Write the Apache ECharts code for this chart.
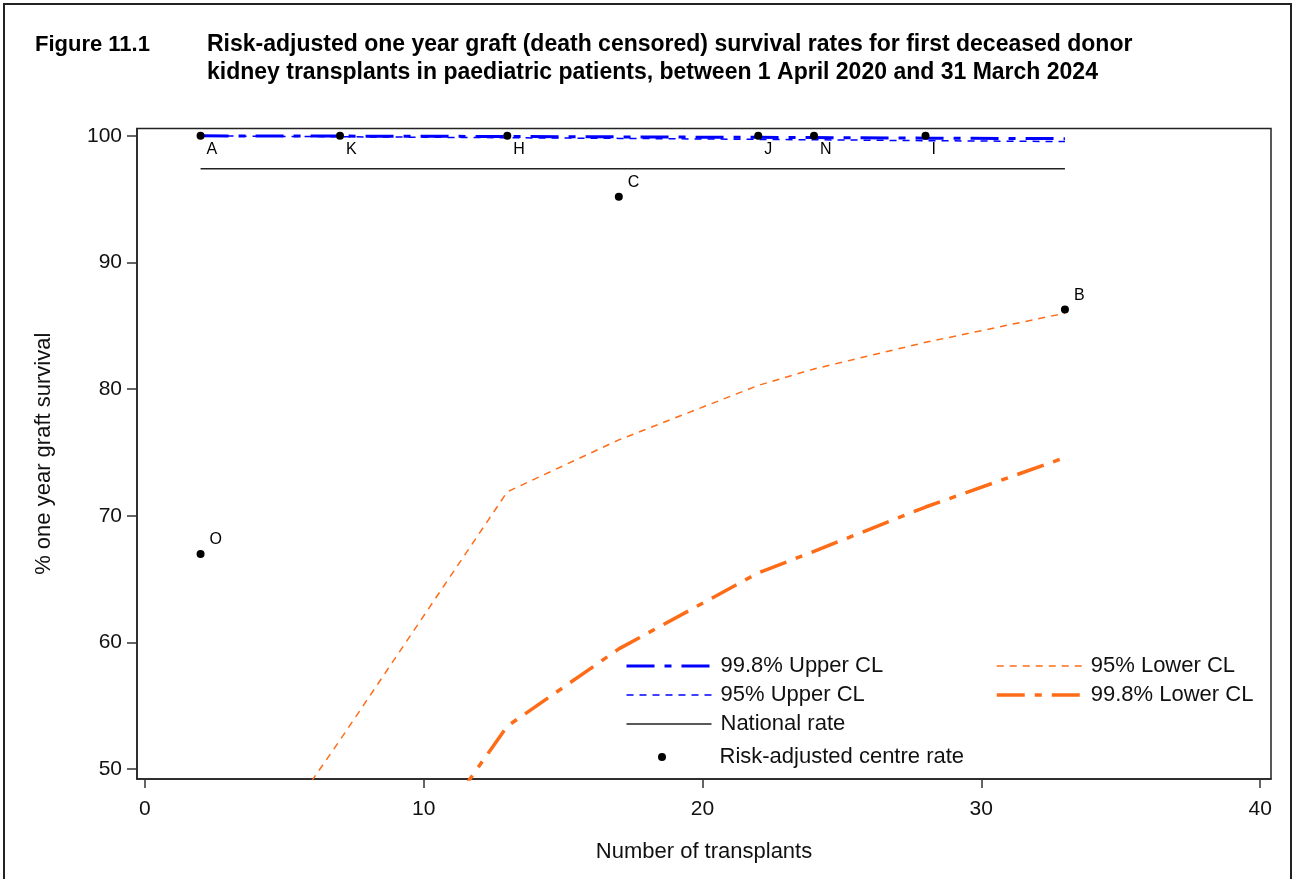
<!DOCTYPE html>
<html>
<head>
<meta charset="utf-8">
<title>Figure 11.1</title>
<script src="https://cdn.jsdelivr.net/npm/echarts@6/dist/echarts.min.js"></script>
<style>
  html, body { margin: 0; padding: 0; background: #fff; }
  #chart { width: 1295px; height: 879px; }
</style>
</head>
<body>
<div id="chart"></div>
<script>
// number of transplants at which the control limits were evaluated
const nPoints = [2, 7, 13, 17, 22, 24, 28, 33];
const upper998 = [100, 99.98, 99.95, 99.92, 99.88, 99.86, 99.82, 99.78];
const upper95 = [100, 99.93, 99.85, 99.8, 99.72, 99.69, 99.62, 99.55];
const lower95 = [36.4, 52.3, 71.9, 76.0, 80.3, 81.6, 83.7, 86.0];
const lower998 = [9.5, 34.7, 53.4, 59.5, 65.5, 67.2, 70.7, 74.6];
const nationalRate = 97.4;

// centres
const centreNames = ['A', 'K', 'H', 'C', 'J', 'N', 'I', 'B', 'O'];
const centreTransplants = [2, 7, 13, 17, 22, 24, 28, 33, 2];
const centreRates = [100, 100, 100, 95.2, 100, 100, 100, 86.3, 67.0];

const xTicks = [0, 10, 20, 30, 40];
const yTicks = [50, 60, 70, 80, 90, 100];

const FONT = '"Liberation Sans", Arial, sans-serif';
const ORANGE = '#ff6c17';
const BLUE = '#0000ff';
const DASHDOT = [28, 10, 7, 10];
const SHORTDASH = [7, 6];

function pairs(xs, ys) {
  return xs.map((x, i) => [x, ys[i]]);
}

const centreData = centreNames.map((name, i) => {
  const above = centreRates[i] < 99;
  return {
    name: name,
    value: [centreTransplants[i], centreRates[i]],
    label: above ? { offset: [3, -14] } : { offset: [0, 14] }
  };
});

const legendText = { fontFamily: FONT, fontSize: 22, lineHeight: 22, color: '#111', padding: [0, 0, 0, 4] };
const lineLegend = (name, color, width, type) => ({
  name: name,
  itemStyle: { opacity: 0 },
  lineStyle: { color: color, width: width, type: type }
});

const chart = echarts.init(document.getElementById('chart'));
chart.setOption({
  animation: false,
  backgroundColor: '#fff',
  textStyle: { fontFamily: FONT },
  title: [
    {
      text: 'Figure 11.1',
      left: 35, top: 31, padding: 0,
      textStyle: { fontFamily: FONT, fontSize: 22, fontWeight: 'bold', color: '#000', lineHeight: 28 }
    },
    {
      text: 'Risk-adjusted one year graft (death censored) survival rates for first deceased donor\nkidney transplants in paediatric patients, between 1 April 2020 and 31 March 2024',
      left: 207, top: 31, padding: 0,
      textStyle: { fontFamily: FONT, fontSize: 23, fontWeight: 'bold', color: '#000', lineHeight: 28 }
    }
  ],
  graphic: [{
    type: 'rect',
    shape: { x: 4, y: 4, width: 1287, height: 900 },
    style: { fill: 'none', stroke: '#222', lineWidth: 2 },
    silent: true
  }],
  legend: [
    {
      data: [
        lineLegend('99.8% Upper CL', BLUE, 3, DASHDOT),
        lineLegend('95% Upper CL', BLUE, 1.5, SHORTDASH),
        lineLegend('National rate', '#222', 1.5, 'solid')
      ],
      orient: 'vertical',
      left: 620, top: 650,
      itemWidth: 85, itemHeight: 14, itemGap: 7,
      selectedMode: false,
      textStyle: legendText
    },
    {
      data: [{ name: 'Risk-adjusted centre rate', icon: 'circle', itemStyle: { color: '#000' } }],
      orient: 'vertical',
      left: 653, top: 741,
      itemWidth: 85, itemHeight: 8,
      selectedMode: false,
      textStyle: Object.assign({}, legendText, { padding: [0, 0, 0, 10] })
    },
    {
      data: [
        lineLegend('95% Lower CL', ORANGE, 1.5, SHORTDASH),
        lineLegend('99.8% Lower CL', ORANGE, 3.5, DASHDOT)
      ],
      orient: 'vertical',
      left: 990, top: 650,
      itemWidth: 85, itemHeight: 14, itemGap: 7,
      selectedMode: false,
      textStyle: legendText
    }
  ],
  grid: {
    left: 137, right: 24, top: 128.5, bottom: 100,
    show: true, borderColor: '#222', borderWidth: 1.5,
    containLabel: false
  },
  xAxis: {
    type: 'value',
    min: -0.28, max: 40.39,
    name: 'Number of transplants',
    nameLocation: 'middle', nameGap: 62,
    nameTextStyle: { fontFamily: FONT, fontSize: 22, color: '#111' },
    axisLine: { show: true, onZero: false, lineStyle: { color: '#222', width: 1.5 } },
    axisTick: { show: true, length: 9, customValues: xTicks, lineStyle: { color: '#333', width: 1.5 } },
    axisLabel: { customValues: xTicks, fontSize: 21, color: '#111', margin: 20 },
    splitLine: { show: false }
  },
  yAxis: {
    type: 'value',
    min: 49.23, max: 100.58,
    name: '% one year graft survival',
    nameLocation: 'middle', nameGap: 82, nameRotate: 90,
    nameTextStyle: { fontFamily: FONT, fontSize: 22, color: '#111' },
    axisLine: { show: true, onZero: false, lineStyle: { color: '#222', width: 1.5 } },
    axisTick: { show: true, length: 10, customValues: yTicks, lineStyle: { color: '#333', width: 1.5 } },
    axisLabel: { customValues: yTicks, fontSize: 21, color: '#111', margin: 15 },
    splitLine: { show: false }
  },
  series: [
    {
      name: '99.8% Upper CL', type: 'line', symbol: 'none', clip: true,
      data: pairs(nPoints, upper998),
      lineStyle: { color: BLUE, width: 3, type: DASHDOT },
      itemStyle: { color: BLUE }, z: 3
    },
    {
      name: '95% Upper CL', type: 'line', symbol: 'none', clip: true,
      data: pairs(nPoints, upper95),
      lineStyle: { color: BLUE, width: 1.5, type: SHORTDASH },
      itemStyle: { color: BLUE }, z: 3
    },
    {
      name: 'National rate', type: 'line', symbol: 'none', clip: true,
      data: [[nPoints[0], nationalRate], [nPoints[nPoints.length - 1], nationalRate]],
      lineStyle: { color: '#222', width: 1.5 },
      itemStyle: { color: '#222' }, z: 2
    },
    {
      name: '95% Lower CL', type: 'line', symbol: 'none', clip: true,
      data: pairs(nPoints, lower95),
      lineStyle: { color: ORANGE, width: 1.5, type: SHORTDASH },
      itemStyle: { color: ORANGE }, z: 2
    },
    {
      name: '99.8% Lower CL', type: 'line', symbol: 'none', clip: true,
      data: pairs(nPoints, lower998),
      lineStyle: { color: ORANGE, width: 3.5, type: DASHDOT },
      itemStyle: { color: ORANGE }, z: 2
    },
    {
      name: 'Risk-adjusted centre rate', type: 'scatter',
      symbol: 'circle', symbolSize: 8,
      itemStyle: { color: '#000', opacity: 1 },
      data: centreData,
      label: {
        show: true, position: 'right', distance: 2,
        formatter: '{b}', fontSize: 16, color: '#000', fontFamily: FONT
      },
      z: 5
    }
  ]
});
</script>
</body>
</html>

## [What to do]
Copy out all of the material exactly as written, without its pictures.

## [Output for this exercise]
Write the Apache ECharts code for this chart.
<!DOCTYPE html>
<html>
<head>
<meta charset="utf-8">
<title>Figure 11.1</title>
<script src="https://cdn.jsdelivr.net/npm/echarts@6/dist/echarts.min.js"></script>
<style>
  html, body { margin: 0; padding: 0; background: #fff; }
  #chart { width: 1295px; height: 879px; }
</style>
</head>
<body>
<div id="chart"></div>
<script>
// number of transplants at which the control limits were evaluated
const nPoints = [2, 7, 13, 17, 22, 24, 28, 33];
const upper998 = [100, 99.98, 99.95, 99.92, 99.88, 99.86, 99.82, 99.78];
const upper95 = [100, 99.93, 99.85, 99.8, 99.72, 99.69, 99.62, 99.55];
const lower95 = [36.4, 52.3, 71.9, 76.0, 80.3, 81.6, 83.7, 86.0];
const lower998 = [9.5, 34.7, 53.4, 59.5, 65.5, 67.2, 70.7, 74.6];
const nationalRate = 97.4;

// centres
const centreNames = ['A', 'K', 'H', 'C', 'J', 'N', 'I', 'B', 'O'];
const centreTransplants = [2, 7, 13, 17, 22, 24, 28, 33, 2];
const centreRates = [100, 100, 100, 95.2, 100, 100, 100, 86.3, 67.0];

const xTicks = [0, 10, 20, 30, 40];
const yTicks = [50, 60, 70, 80, 90, 100];

const FONT = '"Liberation Sans", Arial, sans-serif';
const ORANGE = '#ff6c17';
const BLUE = '#0000ff';
const DASHDOT = [28, 10, 7, 10];
const SHORTDASH = [7, 6];

function pairs(xs, ys) {
  return xs.map((x, i) => [x, ys[i]]);
}

const centreData = centreNames.map((name, i) => {
  const above = centreRates[i] < 99;
  return {
    name: name,
    value: [centreTransplants[i], centreRates[i]],
    label: above ? { offset: [3, -14] } : { offset: [0, 14] }
  };
});

const legendText = { fontFamily: FONT, fontSize: 22, lineHeight: 22, color: '#111', padding: [0, 0, 0, 4] };
const lineLegend = (name, color, width, type) => ({
  name: name,
  itemStyle: { opacity: 0 },
  lineStyle: { color: color, width: width, type: type }
});

const chart = echarts.init(document.getElementById('chart'));
chart.setOption({
  animation: false,
  backgroundColor: '#fff',
  textStyle: { fontFamily: FONT },
  title: [
    {
      text: 'Figure 11.1',
      left: 35, top: 31, padding: 0,
      textStyle: { fontFamily: FONT, fontSize: 22, fontWeight: 'bold', color: '#000', lineHeight: 28 }
    },
    {
      text: 'Risk-adjusted one year graft (death censored) survival rates for first deceased donor\nkidney transplants in paediatric patients, between 1 April 2020 and 31 March 2024',
      left: 207, top: 31, padding: 0,
      textStyle: { fontFamily: FONT, fontSize: 23, fontWeight: 'bold', color: '#000', lineHeight: 28 }
    }
  ],
  graphic: [{
    type: 'rect',
    shape: { x: 4, y: 4, width: 1287, height: 900 },
    style: { fill: 'none', stroke: '#222', lineWidth: 2 },
    silent: true
  }],
  legend: [
    {
      data: [
        lineLegend('99.8% Upper CL', BLUE, 3, DASHDOT),
        lineLegend('95% Upper CL', BLUE, 1.5, SHORTDASH),
        lineLegend('National rate', '#222', 1.5, 'solid')
      ],
      orient: 'vertical',
      left: 620, top: 650,
      itemWidth: 85, itemHeight: 14, itemGap: 7,
      selectedMode: false,
      textStyle: legendText
    },
    {
      data: [{ name: 'Risk-adjusted centre rate', icon: 'circle', itemStyle: { color: '#000' } }],
      orient: 'vertical',
      left: 653, top: 741,
      itemWidth: 85, itemHeight: 8,
      selectedMode: false,
      textStyle: Object.assign({}, legendText, { padding: [0, 0, 0, 10] })
    },
    {
      data: [
        lineLegend('95% Lower CL', ORANGE, 1.5, SHORTDASH),
        lineLegend('99.8% Lower CL', ORANGE, 3.5, DASHDOT)
      ],
      orient: 'vertical',
      left: 990, top: 650,
      itemWidth: 85, itemHeight: 14, itemGap: 7,
      selectedMode: false,
      textStyle: legendText
    }
  ],
  grid: {
    left: 137, right: 24, top: 128.5, bottom: 100,
    show: true, borderColor: '#222', borderWidth: 1.5,
    containLabel: false
  },
  xAxis: {
    type: 'value',
    min: -0.28, max: 40.39,
    name: 'Number of transplants',
    nameLocation: 'middle', nameGap: 62,
    nameTextStyle: { fontFamily: FONT, fontSize: 22, color: '#111' },
    axisLine: { show: true, onZero: false, lineStyle: { color: '#222', width: 1.5 } },
    axisTick: { show: true, length: 9, customValues: xTicks, lineStyle: { color: '#333', width: 1.5 } },
    axisLabel: { customValues: xTicks, fontSize: 21, color: '#111', margin: 20 },
    splitLine: { show: false }
  },
  yAxis: {
    type: 'value',
    min: 49.23, max: 100.58,
    name: '% one year graft survival',
    nameLocation: 'middle', nameGap: 82, nameRotate: 90,
    nameTextStyle: { fontFamily: FONT, fontSize: 22, color: '#111' },
    axisLine: { show: true, onZero: false, lineStyle: { color: '#222', width: 1.5 } },
    axisTick: { show: true, length: 10, customValues: yTicks, lineStyle: { color: '#333', width: 1.5 } },
    axisLabel: { customValues: yTicks, fontSize: 21, color: '#111', margin: 15 },
    splitLine: { show: false }
  },
  series: [
    {
      name: '99.8% Upper CL', type: 'line', symbol: 'none', clip: true,
      data: pairs(nPoints, upper998),
      lineStyle: { color: BLUE, width: 3, type: DASHDOT },
      itemStyle: { color: BLUE }, z: 3
    },
    {
      name: '95% Upper CL', type: 'line', symbol: 'none', clip: true,
      data: pairs(nPoints, upper95),
      lineStyle: { color: BLUE, width: 1.5, type: SHORTDASH },
      itemStyle: { color: BLUE }, z: 3
    },
    {
      name: 'National rate', type: 'line', symbol: 'none', clip: true,
      data: [[nPoints[0], nationalRate], [nPoints[nPoints.length - 1], nationalRate]],
      lineStyle: { color: '#222', width: 1.5 },
      itemStyle: { color: '#222' }, z: 2
    },
    {
      name: '95% Lower CL', type: 'line', symbol: 'none', clip: true,
      data: pairs(nPoints, lower95),
      lineStyle: { color: ORANGE, width: 1.5, type: SHORTDASH },
      itemStyle: { color: ORANGE }, z: 2
    },
    {
      name: '99.8% Lower CL', type: 'line', symbol: 'none', clip: true,
      data: pairs(nPoints, lower998),
      lineStyle: { color: ORANGE, width: 3.5, type: DASHDOT },
      itemStyle: { color: ORANGE }, z: 2
    },
    {
      name: 'Risk-adjusted centre rate', type: 'scatter',
      symbol: 'circle', symbolSize: 8,
      itemStyle: { color: '#000', opacity: 1 },
      data: centreData,
      label: {
        show: true, position: 'right', distance: 2,
        formatter: '{b}', fontSize: 16, color: '#000', fontFamily: FONT
      },
      z: 5
    }
  ]
});
</script>
</body>
</html>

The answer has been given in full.